History as a predictor of the future -
For the last three days you have lived off delivery pizza, including cold leftovers for breakfast. Now our predictive analytics engine steps up suggests what you should eat tonight. By looking at your history, our engines knows exactly what you like, and oh dear it looks like pizza for you again tonight....
Classification and similarity clustering (Item Hierarchy) - Mmm ok lets agree that we do like Pizza, but not every night and try that again. By grouping / clustering similar types of food together our predictive recommendation engine knows that you are a Garlic Bread and Cheese person. We seem to be stuck in a rut, surely we can do better ...
Product and trending popularity - seems that you are looking for better suggestions, so rather than studying you, we can look at everyone else to see what is popular right now. Curry is very popular tonight so our engine is going to suggest a nice Tikka Masala.
Profiling you - hopefully we had a win with the curry, and hey if we did not get that right then we just learned that maybe you do not like spicy food. When it comes to profiling, all information can be useful. So we are going to start collecting everything we can, likes, dislikes, sex, age, where you live and as much of your browsing history as we can get. We will use this to categorise you with similar people and then look at what is popular and trending in your profile group.
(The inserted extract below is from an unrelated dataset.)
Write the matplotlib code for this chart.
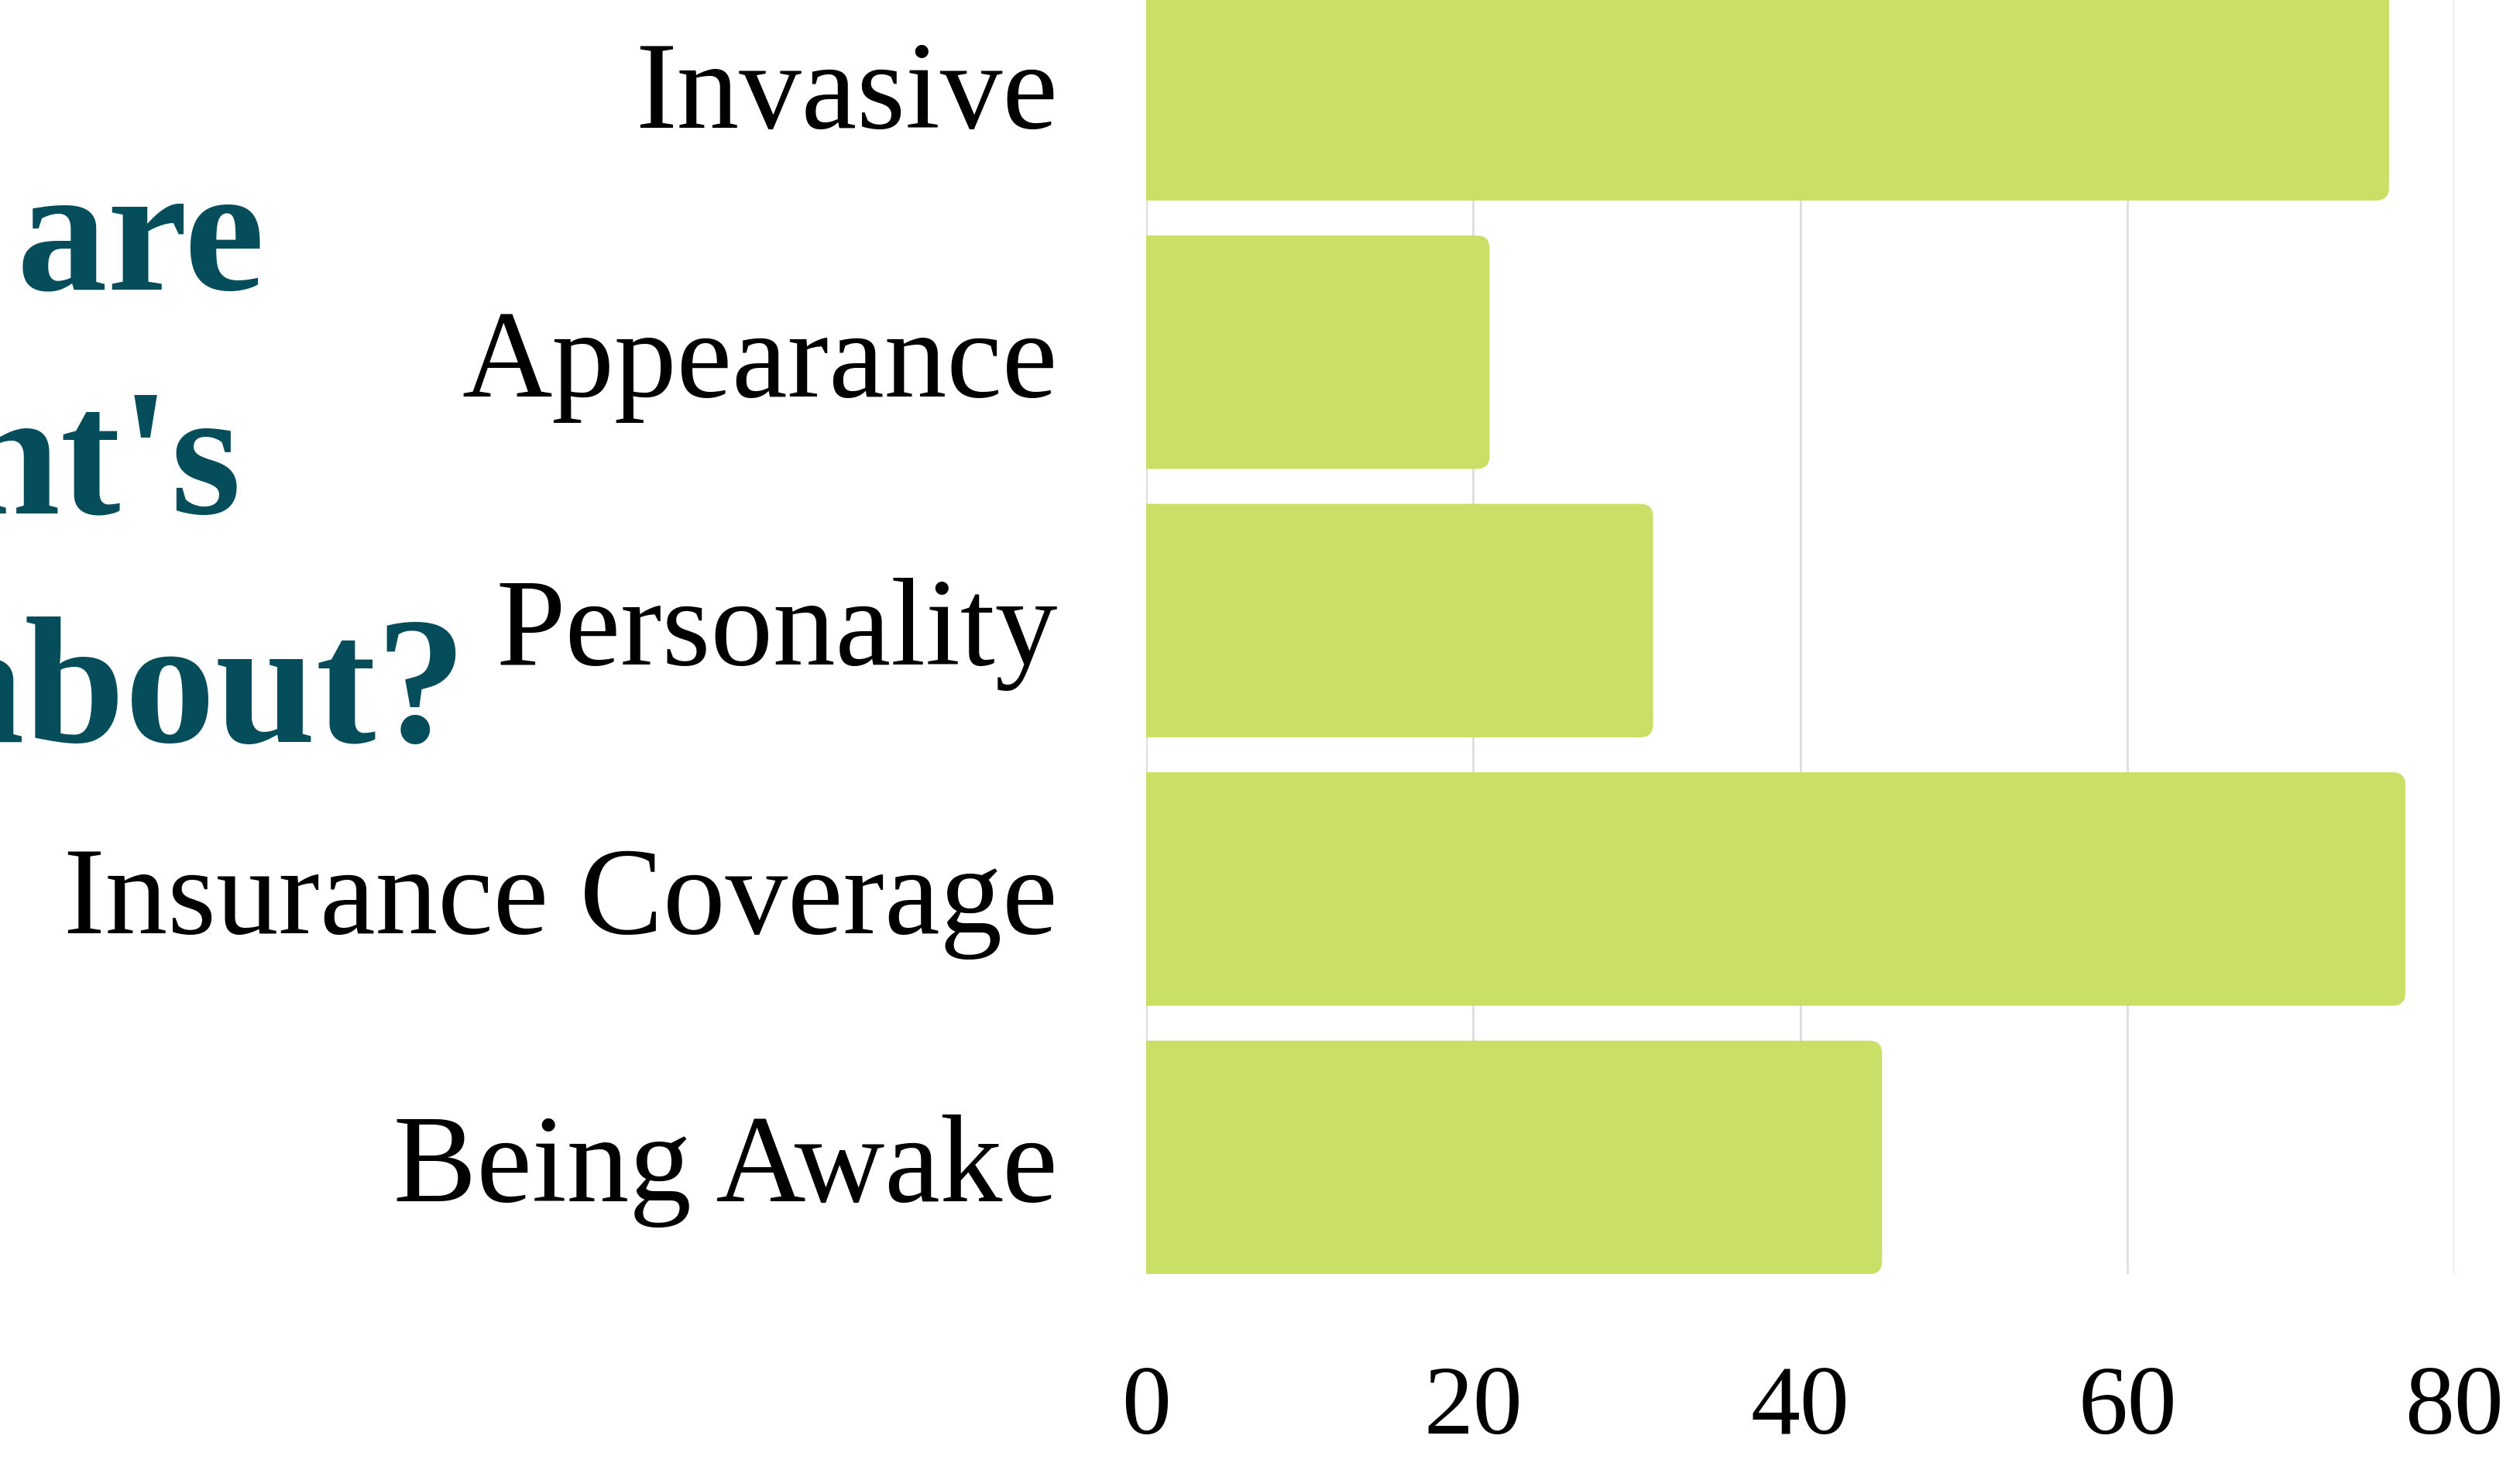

Putting it all together with AI - So we are going to look at your history, your profile, how much you spend and cluster you with similar people. We are also going to cluster our food together, and look at what is trending. We put all that together, but it is starting to get complicated, not least because all this data changes on a daily basis. We need supervised learning that can keep up with the the growing flow of information.
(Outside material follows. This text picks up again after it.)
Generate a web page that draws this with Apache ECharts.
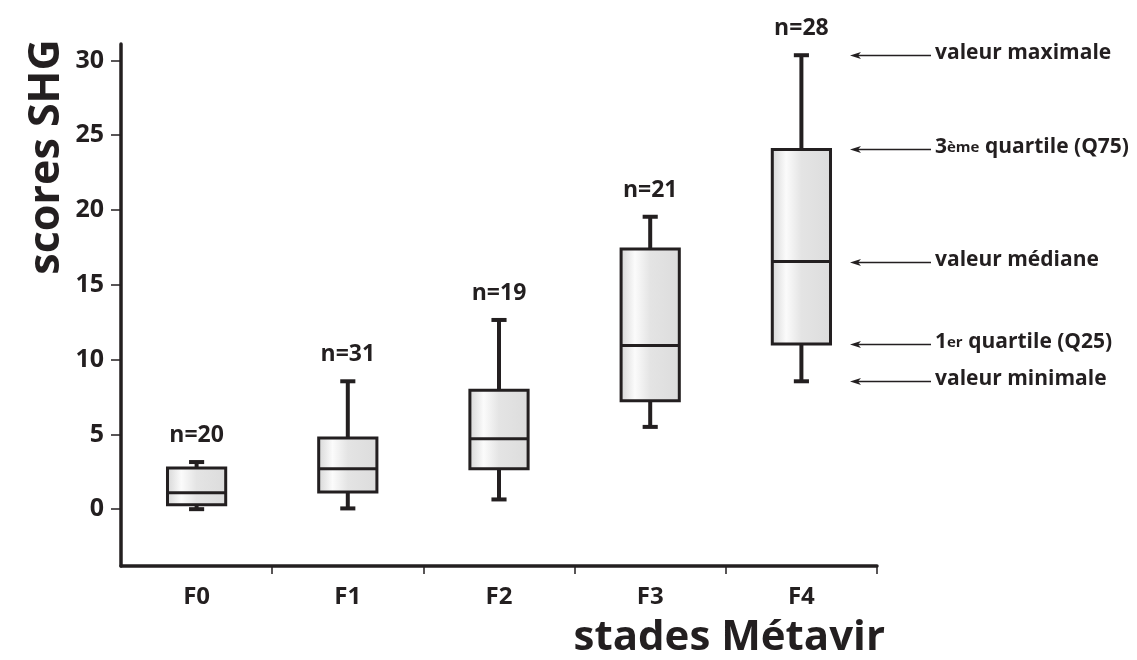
<!DOCTYPE html>
<html>
<head>
<meta charset="utf-8">
<script src="https://cdn.jsdelivr.net/npm/echarts@6/dist/echarts.min.js"></script>
<style>
html,body{margin:0;padding:0;background:#fff;}
#chart{width:1137px;height:660px;}
</style>
</head>
<body>
<div id="chart"></div>
<script>
var categories = ['F0', 'F1', 'F2', 'F3', 'F4'];
var minValues = [0.0, 0.05, 0.65, 5.5, 8.55];
var q1Values = [0.3, 1.15, 2.7, 7.25, 11.05];
var medianValues = [1.1, 2.7, 4.7, 10.95, 16.55];
var q3Values = [2.75, 4.75, 7.95, 17.4, 24.05];
var maxValues = [3.15, 8.55, 12.65, 19.55, 30.35];
var nCounts = [20, 31, 19, 21, 28];
var yTickValues = [0, 5, 10, 15, 20, 25, 30];
var annotLabels = [
  'valeur maximale',
  '{n|3}{s|ème} {n|quartile (Q75)}',
  'valeur médiane',
  '{n|1}{s|er} {n|quartile (Q25)}',
  'valeur minimale'
];
var annotSeriesIndex = 4;

var INK = '#231f20';
var FONT = '"Open Sans", "Noto Sans", sans-serif';

var boxData = categories.map(function (c, i) {
  return [i, minValues[i], q1Values[i], medianValues[i], q3Values[i], maxValues[i]];
});
var nData = categories.map(function (c, i) {
  return [i, maxValues[i], nCounts[i]];
});

var chart = echarts.init(document.getElementById('chart'), null, {renderer: 'canvas'});

function renderBox(params, api) {
  var i = api.value(0);
  var pMin = api.coord([i, api.value(1)]);
  var pQ1 = api.coord([i, api.value(2)]);
  var pMed = api.coord([i, api.value(3)]);
  var pQ3 = api.coord([i, api.value(4)]);
  var pMax = api.coord([i, api.value(5)]);
  var band = api.size([1, 0])[0];
  var bw = band * 0.385;
  var cw = band * 0.1;
  var x = pMed[0];
  var lineStyle = {stroke: INK, lineWidth: 4, fill: null};
  return {
    type: 'group',
    children: [
      {type: 'line', shape: {x1: x, y1: pQ3[1], x2: x, y2: pMax[1]}, style: lineStyle},
      {type: 'line', shape: {x1: x - cw / 2, y1: pMax[1], x2: x + cw / 2, y2: pMax[1]}, style: lineStyle},
      {type: 'line', shape: {x1: x, y1: pQ1[1], x2: x, y2: pMin[1]}, style: lineStyle},
      {type: 'line', shape: {x1: x - cw / 2, y1: pMin[1], x2: x + cw / 2, y2: pMin[1]}, style: lineStyle},
      {
        type: 'rect',
        shape: {x: x - bw / 2, y: pQ3[1], width: bw, height: pQ1[1] - pQ3[1]},
        style: {
          fill: {
            type: 'linear', x: 0, y: 0, x2: 1, y2: 0,
            colorStops: [
              {offset: 0, color: '#d4d4d4'},
              {offset: 0.25, color: '#fbfbfb'},
              {offset: 0.5, color: '#e4e4e4'},
              {offset: 1, color: '#dcdcdc'}
            ]
          },
          stroke: INK,
          lineWidth: 3
        }
      },
      {type: 'line', shape: {x1: x - bw / 2, y1: pMed[1], x2: x + bw / 2, y2: pMed[1]}, style: {stroke: INK, lineWidth: 3}}
    ]
  };
}

var option = {
  backgroundColor: '#ffffff',
  animation: false,
  grid: {left: 121, right: 260, top: 44, bottom: 94, containLabel: false},
  xAxis: {
    type: 'category',
    data: categories,
    boundaryGap: true,
    axisLine: {show: true, onZero: false, lineStyle: {color: INK, width: 3.5}},
    axisTick: {show: true, interval: function (i) { return i > 0; }, length: 8, lineStyle: {color: INK, width: 1.5}},
    axisLabel: {interval: 0, margin: 19, fontSize: 24, fontWeight: 'bold', color: INK, fontFamily: FONT},
    splitLine: {show: false}
  },
  yAxis: {
    type: 'value',
    min: -3.8,
    max: 31.1,
    axisLine: {show: true, onZero: false, lineStyle: {color: INK, width: 3.5}},
    axisTick: {show: true, length: 10, customValues: yTickValues, lineStyle: {color: INK, width: 1.5}},
    axisLabel: {customValues: yTickValues, margin: 17, fontSize: 25, fontWeight: 'bold', color: INK, fontFamily: FONT},
    splitLine: {show: false}
  },
  series: [
    {
      type: 'custom',
      renderItem: renderBox,
      data: boxData,
      encode: {x: 0, y: [1, 2, 3, 4, 5]},
      z: 3
    },
    {
      type: 'scatter',
      data: nData,
      symbolSize: 0,
      silent: true,
      itemStyle: {opacity: 1, color: INK},
      label: {
        show: true,
        position: 'top',
        distance: 15,
        formatter: function (p) { return 'n=' + p.data[2]; },
        fontSize: 23,
        fontWeight: 'bold',
        color: INK,
        opacity: 1,
        fontFamily: FONT
      }
    }
  ],
  graphic: [
    {
      type: 'text',
      x: 47, y: 157,
      rotation: Math.PI / 2,
      style: {text: 'scores SHG', fontSize: 43, fontWeight: 'bold', fill: INK, fontFamily: FONT, align: 'center', verticalAlign: 'middle'}
    },
    {
      type: 'text',
      x: 885, y: 638,
      style: {text: 'stades Métavir', fontSize: 42, fontWeight: 'bold', fill: INK, fontFamily: FONT, align: 'right', verticalAlign: 'middle'}
    }
  ]
};
chart.setOption(option);

// Annotation arrows next to the F4 box, positioned through the y scale
var f4Stats = [maxValues[annotSeriesIndex], q3Values[annotSeriesIndex], medianValues[annotSeriesIndex], q1Values[annotSeriesIndex], minValues[annotSeriesIndex]];
var extra = [];
f4Stats.forEach(function (v, k) {
  var p = chart.convertToPixel({xAxisIndex: 0, yAxisIndex: 0}, [annotSeriesIndex, v]);
  var y = Math.round(p[1]) + 0.5;
  extra.push({type: 'line', shape: {x1: 856, y1: y, x2: 931, y2: y}, style: {stroke: INK, lineWidth: 1.3}});
  extra.push({type: 'polygon', shape: {points: [[850, y], [861, y - 3.5], [858, y], [861, y + 3.5]]}, style: {fill: INK}});
  extra.push({
    type: 'text', x: 935, y: y - 2,
    style: {
      text: annotLabels[k],
      fontSize: 21, fontWeight: 'bold', fill: INK, fontFamily: FONT, verticalAlign: 'middle', align: 'left',
      rich: {
        n: {fontSize: 21, fontWeight: 'bold', fill: INK, fontFamily: FONT},
        s: {fontSize: 15, fontWeight: 'bold', fill: INK, fontFamily: FONT, verticalAlign: 'bottom', padding: [0, 0, 3, 0]}
      }
    }
  });
});
chart.setOption({graphic: option.graphic.concat(extra)});
</script>
</body>
</html>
At this point we do need to get technical. We have all of this information and maybe if we sit teams of people to sift through it we could really make some smart suggestions, but if we want to do it without teams of analysts we need AI. Let's look below at what tools are on offer.
Meet LDA and SVD
LDA short for Latent Dirichlet Association
LDA is easiest to understand with a practical example analysing the following sentences
- I ate an orange and peach smoothie for lunch
- I like to eat cheese and chocolate.
- Puppies and lambs are cute.
- My friend bought a puppy today.
- Look at this pretty chinchilla eating a piece of pie.
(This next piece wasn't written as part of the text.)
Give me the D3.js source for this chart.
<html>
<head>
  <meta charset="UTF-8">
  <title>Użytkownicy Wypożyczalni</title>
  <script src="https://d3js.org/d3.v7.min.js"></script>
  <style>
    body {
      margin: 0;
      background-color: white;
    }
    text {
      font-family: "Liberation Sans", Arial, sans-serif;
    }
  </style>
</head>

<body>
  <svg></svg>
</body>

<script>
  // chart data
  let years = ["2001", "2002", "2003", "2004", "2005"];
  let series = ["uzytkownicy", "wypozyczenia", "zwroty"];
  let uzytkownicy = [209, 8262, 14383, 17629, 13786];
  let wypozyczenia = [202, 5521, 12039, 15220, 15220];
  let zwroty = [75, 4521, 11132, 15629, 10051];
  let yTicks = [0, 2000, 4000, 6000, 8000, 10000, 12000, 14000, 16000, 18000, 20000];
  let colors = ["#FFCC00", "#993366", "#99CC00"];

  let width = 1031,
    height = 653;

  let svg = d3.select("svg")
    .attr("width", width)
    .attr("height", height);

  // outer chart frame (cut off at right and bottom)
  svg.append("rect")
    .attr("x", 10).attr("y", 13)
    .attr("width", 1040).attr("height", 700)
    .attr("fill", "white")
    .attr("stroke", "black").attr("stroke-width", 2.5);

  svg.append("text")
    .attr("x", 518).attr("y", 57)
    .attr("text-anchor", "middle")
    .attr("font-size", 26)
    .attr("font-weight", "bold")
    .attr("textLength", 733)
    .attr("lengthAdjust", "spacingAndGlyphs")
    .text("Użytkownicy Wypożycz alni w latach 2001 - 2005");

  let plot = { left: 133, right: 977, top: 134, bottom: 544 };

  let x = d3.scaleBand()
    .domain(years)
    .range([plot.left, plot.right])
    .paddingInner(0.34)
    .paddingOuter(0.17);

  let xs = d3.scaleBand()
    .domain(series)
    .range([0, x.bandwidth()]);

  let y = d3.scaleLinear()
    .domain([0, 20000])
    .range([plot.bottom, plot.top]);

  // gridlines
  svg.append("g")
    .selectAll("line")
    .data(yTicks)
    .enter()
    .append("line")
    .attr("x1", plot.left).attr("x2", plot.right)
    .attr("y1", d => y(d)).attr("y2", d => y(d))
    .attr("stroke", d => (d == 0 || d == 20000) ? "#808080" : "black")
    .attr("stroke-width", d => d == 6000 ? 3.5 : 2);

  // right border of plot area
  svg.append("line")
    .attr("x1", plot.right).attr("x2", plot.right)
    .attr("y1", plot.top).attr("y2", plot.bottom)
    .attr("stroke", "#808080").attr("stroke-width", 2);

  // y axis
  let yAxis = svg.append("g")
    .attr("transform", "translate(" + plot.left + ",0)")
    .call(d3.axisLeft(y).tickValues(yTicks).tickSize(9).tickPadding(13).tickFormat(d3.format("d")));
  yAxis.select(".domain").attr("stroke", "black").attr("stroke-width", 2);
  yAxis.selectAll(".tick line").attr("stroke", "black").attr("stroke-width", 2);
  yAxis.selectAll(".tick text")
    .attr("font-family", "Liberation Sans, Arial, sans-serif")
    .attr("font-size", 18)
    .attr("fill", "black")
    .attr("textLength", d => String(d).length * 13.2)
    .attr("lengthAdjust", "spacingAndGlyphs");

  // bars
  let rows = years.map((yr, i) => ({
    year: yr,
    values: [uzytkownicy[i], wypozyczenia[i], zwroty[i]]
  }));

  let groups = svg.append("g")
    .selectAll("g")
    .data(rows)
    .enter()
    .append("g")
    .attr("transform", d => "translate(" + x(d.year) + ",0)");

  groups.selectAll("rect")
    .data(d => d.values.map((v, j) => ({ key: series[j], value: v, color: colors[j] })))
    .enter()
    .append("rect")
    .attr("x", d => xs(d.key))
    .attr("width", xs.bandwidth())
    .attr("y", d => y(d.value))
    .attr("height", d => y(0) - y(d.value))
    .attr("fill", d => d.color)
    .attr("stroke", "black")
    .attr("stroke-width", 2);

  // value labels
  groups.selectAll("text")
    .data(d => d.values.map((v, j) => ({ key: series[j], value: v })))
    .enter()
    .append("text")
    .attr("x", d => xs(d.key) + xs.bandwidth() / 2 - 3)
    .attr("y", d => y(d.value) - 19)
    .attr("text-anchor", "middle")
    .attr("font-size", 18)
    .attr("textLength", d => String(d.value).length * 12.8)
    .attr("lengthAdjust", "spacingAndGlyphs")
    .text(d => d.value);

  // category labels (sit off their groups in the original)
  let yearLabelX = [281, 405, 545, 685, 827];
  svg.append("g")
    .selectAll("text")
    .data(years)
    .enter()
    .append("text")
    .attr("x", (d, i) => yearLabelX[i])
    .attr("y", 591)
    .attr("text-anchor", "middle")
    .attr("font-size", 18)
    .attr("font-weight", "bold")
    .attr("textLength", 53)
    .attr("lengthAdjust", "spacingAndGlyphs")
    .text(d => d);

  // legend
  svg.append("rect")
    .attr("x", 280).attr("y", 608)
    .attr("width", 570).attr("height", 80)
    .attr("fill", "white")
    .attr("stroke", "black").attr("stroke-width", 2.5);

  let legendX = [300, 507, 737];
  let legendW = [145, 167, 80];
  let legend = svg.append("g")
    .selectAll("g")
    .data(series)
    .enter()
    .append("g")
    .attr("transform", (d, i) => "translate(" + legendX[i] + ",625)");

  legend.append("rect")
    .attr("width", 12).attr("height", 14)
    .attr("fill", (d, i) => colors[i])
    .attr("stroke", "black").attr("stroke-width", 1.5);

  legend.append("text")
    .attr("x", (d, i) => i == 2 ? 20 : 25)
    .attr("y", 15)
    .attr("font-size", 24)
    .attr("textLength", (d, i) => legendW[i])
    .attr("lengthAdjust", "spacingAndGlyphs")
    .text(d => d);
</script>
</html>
LDA is a way of identifying the topics in these sentences.
Sentences 1 and 2 are about food (Topic A)
Sentences 3 and 4 are about animals (Topic B)
Sentence 5 is about animals and food (Topic A and Topic B)
So LDA is a way of us breaking down free text into manageable taxonomies automatically without having to pre-create the taxonomy first.
LDA actually goes a step further, and as well as creating the categories it counts the words and assigns weights / percents to the categorisation. eg sentence 5 is 66% about food since there are two food related words to the one animal word.

SVD short for singular-value decomposition
Once we have mapped our information into vector space we end up with some pretty complex and large n-dimensional matrices which are mostly composed of zeros. Without going into the heavy maths SVD allows us to reduce the large multidimensional matrices into a simpler representations, which are still suitable for processing through a neural network
Factorisation Machines
Factorisation Machines are on the cutting edge when it comes to recommendation machines. They are currently the most effective and powerful engines we have at predicting what to suggest to you based on all of the above. When it comes to real life, these are the algorithms that are most successful.
In essence a Factorisation Machine is a supervised learning algorithm that can be used for for both classification and regression tasks.
Factorization machines were introduced by Steffen Rendle in 2010. The idea is to model interactions between features, ie taking all the things we know you like or dislike and then filling in the blanks where we do not have data.
The problem with pre FM models is that we have plenty of metadata, but we are not able to utilise that data effectively, with FM no training examples are required in the model parameters, making the models much more compact. In essence pre FM the data is still too big. The problem is that we are battling large scale sparse data sets i.e. most of our data is packed with zeros. The more categories we create the more zeros we have. Factorisation reduces the tensors by an order and prevents them from scaling out of control as the range of inputs increase.
Summary
Predictive engines are increasingly giving the giants like Netfllix and Amazon a huge edge, but these techniques are available to smaller companies too, and their applications range far and wide. When it comes to making the most of these technologies its starts with first knowing what is the possible, and hopefully this introduction will give you some ideas.